I spent the afternoon avoiding archaeologists but found them again in the evening at the welcome reception.  I continued the anthropological field work with this strange species.  I observed that if you provide them with food and alcohol they will eat the food and drink all the alcohol thus rendering themselves incapable of sentient conversation.

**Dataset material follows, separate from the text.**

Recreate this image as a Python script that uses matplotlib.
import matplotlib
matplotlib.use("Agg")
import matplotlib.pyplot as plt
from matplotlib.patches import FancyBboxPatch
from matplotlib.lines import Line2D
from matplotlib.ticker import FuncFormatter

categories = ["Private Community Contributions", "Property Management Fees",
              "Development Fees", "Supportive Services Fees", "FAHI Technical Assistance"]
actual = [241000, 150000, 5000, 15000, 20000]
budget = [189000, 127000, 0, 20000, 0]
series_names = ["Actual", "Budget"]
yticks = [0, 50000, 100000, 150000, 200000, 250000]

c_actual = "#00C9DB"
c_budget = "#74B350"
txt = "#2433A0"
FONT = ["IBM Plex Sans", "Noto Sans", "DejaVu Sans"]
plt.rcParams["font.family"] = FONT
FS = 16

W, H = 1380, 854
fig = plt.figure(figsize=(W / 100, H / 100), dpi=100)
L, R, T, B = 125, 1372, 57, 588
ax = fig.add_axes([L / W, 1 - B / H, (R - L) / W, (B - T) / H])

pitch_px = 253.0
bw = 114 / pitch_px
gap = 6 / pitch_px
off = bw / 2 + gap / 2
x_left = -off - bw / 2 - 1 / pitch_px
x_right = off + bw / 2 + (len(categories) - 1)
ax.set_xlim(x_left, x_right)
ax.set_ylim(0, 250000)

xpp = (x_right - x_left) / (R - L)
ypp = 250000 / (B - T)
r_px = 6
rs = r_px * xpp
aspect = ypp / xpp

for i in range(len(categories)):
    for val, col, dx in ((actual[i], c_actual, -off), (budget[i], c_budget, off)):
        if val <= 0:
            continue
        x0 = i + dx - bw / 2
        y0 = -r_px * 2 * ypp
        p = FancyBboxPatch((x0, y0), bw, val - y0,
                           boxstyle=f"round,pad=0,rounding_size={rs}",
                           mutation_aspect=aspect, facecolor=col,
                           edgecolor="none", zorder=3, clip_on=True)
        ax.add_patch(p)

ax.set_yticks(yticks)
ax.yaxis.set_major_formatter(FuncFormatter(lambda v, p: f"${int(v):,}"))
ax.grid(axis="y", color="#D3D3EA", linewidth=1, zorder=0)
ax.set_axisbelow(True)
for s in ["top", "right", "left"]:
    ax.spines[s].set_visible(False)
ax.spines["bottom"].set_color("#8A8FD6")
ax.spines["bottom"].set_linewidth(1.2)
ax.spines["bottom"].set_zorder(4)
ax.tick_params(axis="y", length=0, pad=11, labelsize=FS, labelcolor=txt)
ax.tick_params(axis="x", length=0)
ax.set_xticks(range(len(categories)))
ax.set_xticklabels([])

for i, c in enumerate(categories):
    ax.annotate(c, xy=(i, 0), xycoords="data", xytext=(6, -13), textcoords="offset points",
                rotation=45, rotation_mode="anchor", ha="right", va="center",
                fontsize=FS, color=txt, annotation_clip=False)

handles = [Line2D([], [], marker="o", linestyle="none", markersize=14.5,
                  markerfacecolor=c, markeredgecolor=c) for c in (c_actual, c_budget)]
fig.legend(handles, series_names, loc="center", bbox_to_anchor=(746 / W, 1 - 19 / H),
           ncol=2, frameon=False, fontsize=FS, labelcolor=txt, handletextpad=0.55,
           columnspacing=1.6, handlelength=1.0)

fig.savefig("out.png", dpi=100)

I left the tribe, clearly about to embark on some arcane ritual.  But recording that must wait until another day.

Sunday, 5 July 2015

From Old Germany to Poland

Today we have travelled to Wroclaw with its wonderful main square and across industrial Silesia to Krakow.  The overriding theme or question has been about the huge transfers of populations after WWII.  200,000 Germans were expelled from Wroclaw.  And then the same number imported from Russia.  And I think of the migrants I saw a couple of days ago in Calais.  The old border is not far from here. 

A Russian chamber choir sang in the main street of Krakow tonight.  Poles joined in the folk songs they sang with energy and skill.  From my window I can see the house where Karol Wotywa lived in when he was Archbishop of Krakow.  Before he became John Paul II.  And that sparks some thoughts because, in a past life I met him on severl occasions.  This morning I went to Mass and saw Polish Catholicism in action. Sturdy and strong but ageing. 

More tomorrow

Saturday, 4 July 2015

10,000 Trabants

So we are off.  My mobile has died and I am reliant on hotel wifi.

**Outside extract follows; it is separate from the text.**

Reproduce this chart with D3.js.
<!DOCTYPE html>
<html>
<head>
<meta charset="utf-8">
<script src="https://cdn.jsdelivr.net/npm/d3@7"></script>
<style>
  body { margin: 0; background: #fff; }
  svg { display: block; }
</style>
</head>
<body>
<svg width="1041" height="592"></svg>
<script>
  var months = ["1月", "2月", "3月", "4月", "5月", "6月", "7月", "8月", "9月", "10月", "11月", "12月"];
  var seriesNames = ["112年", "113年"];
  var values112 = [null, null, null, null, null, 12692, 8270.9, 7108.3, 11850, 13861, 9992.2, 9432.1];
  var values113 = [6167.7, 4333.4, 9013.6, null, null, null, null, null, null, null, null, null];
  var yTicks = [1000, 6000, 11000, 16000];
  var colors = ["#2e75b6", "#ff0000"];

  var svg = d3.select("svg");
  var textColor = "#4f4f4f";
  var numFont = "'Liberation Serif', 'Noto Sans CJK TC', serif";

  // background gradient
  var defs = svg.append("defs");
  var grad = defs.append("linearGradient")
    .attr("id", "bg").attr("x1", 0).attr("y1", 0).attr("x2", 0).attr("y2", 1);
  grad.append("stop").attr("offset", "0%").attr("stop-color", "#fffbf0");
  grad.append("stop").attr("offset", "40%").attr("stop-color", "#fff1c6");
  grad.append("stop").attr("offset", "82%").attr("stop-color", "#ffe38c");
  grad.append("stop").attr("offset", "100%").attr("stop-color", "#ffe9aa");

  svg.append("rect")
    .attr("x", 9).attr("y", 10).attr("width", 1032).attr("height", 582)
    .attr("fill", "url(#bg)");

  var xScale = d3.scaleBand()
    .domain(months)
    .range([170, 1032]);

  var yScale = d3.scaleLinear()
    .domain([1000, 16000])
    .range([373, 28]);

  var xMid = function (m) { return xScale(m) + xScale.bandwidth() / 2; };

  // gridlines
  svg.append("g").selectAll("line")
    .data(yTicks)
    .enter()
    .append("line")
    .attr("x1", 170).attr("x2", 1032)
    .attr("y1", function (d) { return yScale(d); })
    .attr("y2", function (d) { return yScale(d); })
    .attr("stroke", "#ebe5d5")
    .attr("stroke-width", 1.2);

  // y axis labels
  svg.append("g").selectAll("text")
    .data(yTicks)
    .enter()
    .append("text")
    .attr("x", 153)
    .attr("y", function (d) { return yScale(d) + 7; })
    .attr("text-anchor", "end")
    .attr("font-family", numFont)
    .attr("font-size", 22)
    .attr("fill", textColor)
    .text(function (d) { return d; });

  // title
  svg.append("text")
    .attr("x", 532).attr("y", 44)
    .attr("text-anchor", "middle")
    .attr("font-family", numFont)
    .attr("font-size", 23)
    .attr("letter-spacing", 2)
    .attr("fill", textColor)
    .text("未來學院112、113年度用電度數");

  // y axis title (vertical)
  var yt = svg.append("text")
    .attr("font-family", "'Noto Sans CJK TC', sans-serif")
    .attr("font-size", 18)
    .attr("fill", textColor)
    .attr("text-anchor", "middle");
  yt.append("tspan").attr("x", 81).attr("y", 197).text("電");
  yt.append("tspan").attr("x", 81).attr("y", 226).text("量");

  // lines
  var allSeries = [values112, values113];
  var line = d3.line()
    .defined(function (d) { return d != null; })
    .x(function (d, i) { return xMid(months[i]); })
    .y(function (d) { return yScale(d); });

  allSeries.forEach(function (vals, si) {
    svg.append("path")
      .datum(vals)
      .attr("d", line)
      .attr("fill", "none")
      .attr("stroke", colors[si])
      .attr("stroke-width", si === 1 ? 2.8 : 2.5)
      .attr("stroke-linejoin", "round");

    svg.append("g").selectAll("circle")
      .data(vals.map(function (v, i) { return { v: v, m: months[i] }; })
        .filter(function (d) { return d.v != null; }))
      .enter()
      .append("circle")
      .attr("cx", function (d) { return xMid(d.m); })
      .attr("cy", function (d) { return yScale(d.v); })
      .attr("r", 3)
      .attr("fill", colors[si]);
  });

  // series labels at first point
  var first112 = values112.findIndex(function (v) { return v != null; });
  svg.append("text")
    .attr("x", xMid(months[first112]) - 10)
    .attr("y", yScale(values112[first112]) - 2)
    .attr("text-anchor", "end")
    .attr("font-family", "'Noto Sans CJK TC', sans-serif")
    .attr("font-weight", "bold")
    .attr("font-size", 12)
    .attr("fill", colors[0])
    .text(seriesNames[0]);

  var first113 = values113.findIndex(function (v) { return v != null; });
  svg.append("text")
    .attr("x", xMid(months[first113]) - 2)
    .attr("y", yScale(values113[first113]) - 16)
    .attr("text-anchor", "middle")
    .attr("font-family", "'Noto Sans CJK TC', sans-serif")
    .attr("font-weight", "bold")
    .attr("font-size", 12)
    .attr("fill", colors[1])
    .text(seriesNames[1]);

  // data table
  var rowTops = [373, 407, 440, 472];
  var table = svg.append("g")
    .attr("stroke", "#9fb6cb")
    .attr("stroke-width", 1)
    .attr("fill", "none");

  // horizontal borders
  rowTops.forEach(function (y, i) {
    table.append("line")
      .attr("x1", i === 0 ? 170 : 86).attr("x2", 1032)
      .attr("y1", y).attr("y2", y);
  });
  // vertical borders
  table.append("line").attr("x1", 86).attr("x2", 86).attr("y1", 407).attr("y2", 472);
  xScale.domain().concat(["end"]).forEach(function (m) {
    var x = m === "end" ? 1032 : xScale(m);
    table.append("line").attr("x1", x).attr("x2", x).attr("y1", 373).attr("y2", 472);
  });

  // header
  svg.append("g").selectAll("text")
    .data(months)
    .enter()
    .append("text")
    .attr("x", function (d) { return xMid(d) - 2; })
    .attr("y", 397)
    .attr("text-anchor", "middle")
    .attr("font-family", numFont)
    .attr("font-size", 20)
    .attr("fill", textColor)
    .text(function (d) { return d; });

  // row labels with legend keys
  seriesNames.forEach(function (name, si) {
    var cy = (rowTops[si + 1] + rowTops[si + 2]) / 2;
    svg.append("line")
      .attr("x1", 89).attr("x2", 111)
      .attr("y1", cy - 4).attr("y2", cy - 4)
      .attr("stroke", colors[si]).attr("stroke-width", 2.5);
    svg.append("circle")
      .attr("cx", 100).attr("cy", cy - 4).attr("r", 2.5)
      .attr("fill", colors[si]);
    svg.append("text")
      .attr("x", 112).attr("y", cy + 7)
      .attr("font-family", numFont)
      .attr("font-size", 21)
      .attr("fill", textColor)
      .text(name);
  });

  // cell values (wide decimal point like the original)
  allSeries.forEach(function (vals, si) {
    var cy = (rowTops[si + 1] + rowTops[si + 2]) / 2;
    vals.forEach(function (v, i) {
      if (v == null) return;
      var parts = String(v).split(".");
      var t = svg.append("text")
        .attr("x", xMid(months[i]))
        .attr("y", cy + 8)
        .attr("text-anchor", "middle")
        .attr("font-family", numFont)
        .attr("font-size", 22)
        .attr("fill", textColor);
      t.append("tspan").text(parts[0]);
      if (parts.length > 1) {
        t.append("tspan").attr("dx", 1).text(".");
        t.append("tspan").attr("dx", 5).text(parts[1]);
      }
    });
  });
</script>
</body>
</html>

I was going to write yesterday about the asylum seekers and stacked lorries around Calais.  Ill come back to that.

But last night we ended up in the town of Duderstadt.  It is a wonderful medieval town and we stayed in the Hotel Budapest.  Owned by Hungarians from Osijek in the Former Yugoslavia.  Over slivovitz the owner told us of the day the wall came down.  He said that there were suddenly 10,000 Trabants in this town where, by his own admission, nothing happens.

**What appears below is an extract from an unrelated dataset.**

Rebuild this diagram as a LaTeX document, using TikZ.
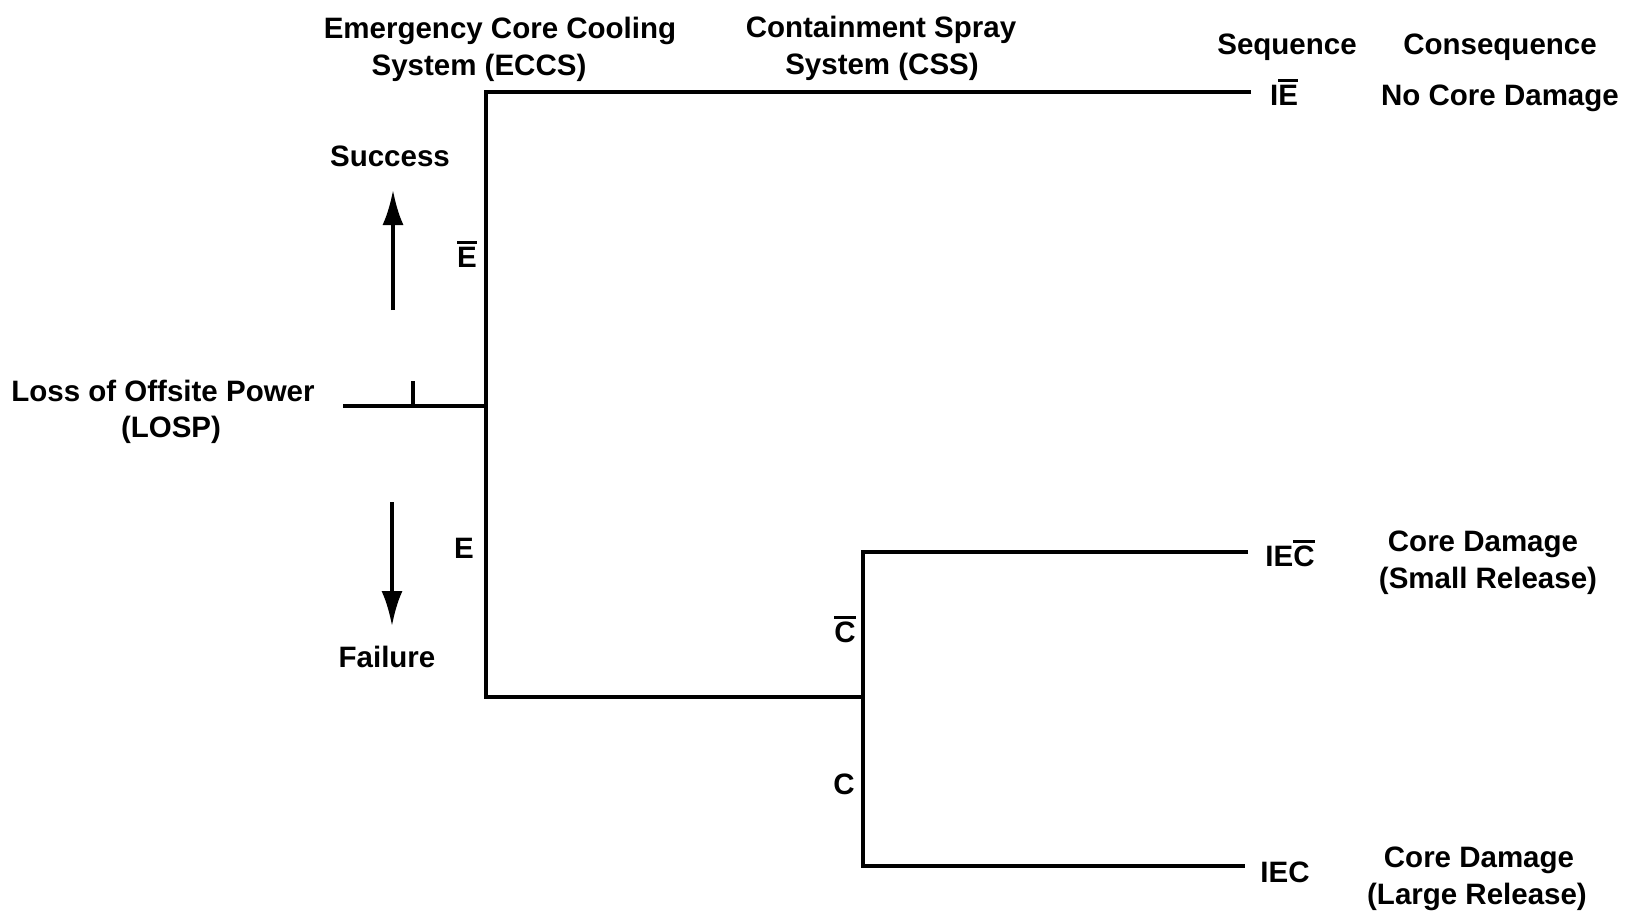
\documentclass[tikz,border=0pt]{standalone}
\usepackage{fontspec}
\setmainfont{Liberation Sans}
\usetikzlibrary{arrows.meta}
\newcommand\myob[1]{\vbox{\hrule height 2.8pt\kern 2.6pt\hbox{#1}}}
\begin{document}
\begin{tikzpicture}[x=1pt,y=-1pt,
  lbl/.style={font=\fontsize{29.5}{35}\selectfont\bfseries, inner sep=0pt, anchor=base},
  branch/.style={line width=3.8pt, line join=miter},
  bigarrow/.style={line width=3.8pt, -{Latex[length=35pt,width=21pt]}}]
\useasboundingbox (0,0) rectangle (1627,913);
% tree coordinates
\coordinate (start) at (343,406);
\coordinate (e) at (486,406);
\coordinate (etop) at (486,92);
\coordinate (ebot) at (486,697);
\coordinate (s1) at (1251,92);
\coordinate (c) at (863,697);
\coordinate (ctop) at (863,552);
\coordinate (cbot) at (863,866);
\coordinate (s2) at (1248,552);
\coordinate (s3) at (1245,866);
\coordinate (tickb) at (413,406);
\coordinate (tickt) at (413,381);
% branches
\draw[branch] (start) -- (e);
\draw[branch] (s1) -- (etop) -- (ebot) -- (c);
\draw[branch] (s2) -- (ctop) -- (cbot) -- (s3);
\draw[line width=3.4pt] (tickb) -- (tickt);
% arrows
\coordinate (upA) at (393,310);
\coordinate (upB) at (393,190);
\coordinate (dnA) at (392,502);
\coordinate (dnB) at (392,626);
\draw[bigarrow] (upA) -- (upB);
\draw[bigarrow] (dnA) -- (dnB);
% headings
\node[lbl] (h1a) at (500,38) {Emergency Core Cooling};
\node[lbl] (h1b) at (479,75) {System (ECCS)};
\node[lbl] (h2a) at (881,37) {Containment Spray};
\node[lbl] (h2b) at (882,74) {System (CSS)};
\node[lbl] (h3) at (1287,54) {Sequence};
\node[lbl] (h4) at (1500,54) {Consequence};
% left labels
\node[lbl] (losp1) at (163,401) {Loss of Offsite Power};
\node[lbl] (losp2) at (171,437) {(LOSP)};
\node[lbl] (succ) at (390,166) {Success};
\node[lbl] (fail) at (387,667) {Failure};
\node[lbl] (ebar) at (467,267) {\myob{E}};
\node[lbl] (elab) at (464,558) {E};
\node[lbl] (cbar) at (845,642) {\myob{C}};
\node[lbl] (clab) at (844,794) {C};
% sequences
\node[lbl] (seq1) at (1284,105) {I\myob{E}};
\node[lbl] (seq2) at (1290,566) {IE\myob{C}};
\node[lbl] (seq3) at (1285,882) {IEC};
% consequences
\node[lbl] (con1) at (1500,105) {No Core Damage};
\node[lbl] (con2a) at (1483,551) {Core Damage};
\node[lbl] (con2b) at (1488,588) {(Small Release)};
\node[lbl] (con3a) at (1479,867) {Core Damage};
\node[lbl] (con3b) at (1477,904) {(Large Release)};
\end{tikzpicture}
\end{document}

We are using the 1936 Baedeker Touring Guide published for the Berlin Olympics.  It is an extraordinary and sometimes chilling thing.  Did you know that the Heil Hitler salute has taken the place of doffing ones hat?  Well according to the guidebook it has.

Tonight we are in Swidnica, which I would like to think is the Polish for Swindon.  And we are in the Red Baron Hotel named after Baron von Richthofen, the WW1 fighter ace shot down by the British, Australians, Indians, Canadians, French...take your pick.

The hotel has been refurbished with EU money.

Tomorrow is the Greek referendum and I am in a town built by the Germans and lived in by Poles is time we had some bigger thoughts and discourse about Europe.

Thursday, 2 July 2015

It seemed like a good idea at the time

It was a quiet night in the New Inn, Winchelsea.  Truthfully, it's always a quiet night in the New Inn, Winchelsea, and my friend said.  'Let's go to Krakow'.  'Why?', said I.  'Because there's a conference on Egyptian Archaeology'. So off we are going, my friend  Peter and me. Leaving tomorrow and coming back on the 12th of July. 2000 miles, 5 countries and a relatively small Audi. 

Which is not quite an excuse for driving across Europe but is what we intend to do.

We will attend (bits of) a conference on Egyptian Archaeology despite no one in the party being an archaeologist.

More importantly, we'll have a look at Europe at a time when things are really interesting.

But, the first challenge is to get to the tunnel avoiding Operation Stack.

Last night in Winchelsea

Sunday, 7 June 2015

Time to start again

It's been a while but it's also time to rekindle this blog. Time to share some thoughts  and an account of a forthcoming 1000-mile road-trip across Europe.  Any resemblance to persons living or dead is entirely intentional.